Incompas and the Cloud Communications Alliance met with aides to all five commissioners to urge them to reclassify part of the draft, on real-time call detection, call alerting and call blocking technologies as an NOI rather than an NPRM. New technologies “would require significant, costly upgrades to network infrastructure to accomplish the agency’s goal of processing voice communications through AI technologies in real time,” the groups said.
The Incompas-led filing also warned of the potential costs. Enabling the real-time monitoring of voice traffic using AI “would require investments in licensing, bandwidth (up to ten times the current budgeted amounts), data center rental space, and network infrastructure (up to three times the current budgeted amounts),” they said. The FCC should seek more information on potential costs before proceeding to rules, they added.

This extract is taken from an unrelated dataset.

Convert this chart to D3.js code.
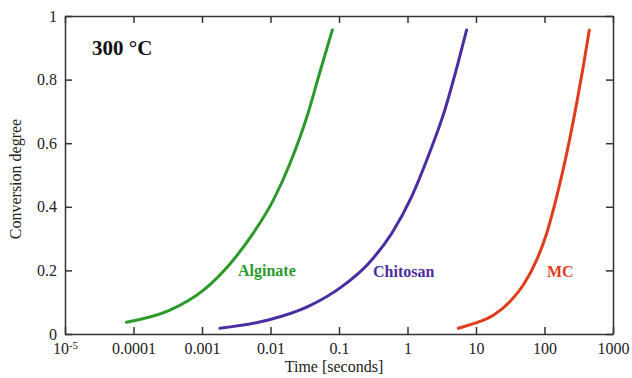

The cloud alliance is “hopeful” the commission will add the questions the groups proposed in their filing, emailed Brownstein Hyatt’s Michael Pryor, who represents the group. “We are particularly focused on questions around IP interconnection and the impact that the continuing presence of [time division multiplexing] networks may have on the efficacy of any technological solutions the FCC might propose,” he said: The continued presence of TDM equipment “has impaired the effectiveness” of the secure telephone identity revisited (Stir) and signature-based handling of asserted information using tokens (Shaken) protocol, Pryor said. It also “undermined the substantial investment providers made to implement that solution and we would hope to avoid a similar situation with any AI-related measures.”
“AI holds great promise in many aspects of daily life,” the draft argues: “But it also poses considerable potential harms, including facilitating fraud and other deceptions.” The NPRM proposes a definition of an AI-generated call and would require that callers using AI-generated artificial or prerecorded voice messages “include clear and conspicuous disclosure that the consumer’s consent to receive artificial and prerecorded calls may include consent to receive AI-generated calls.”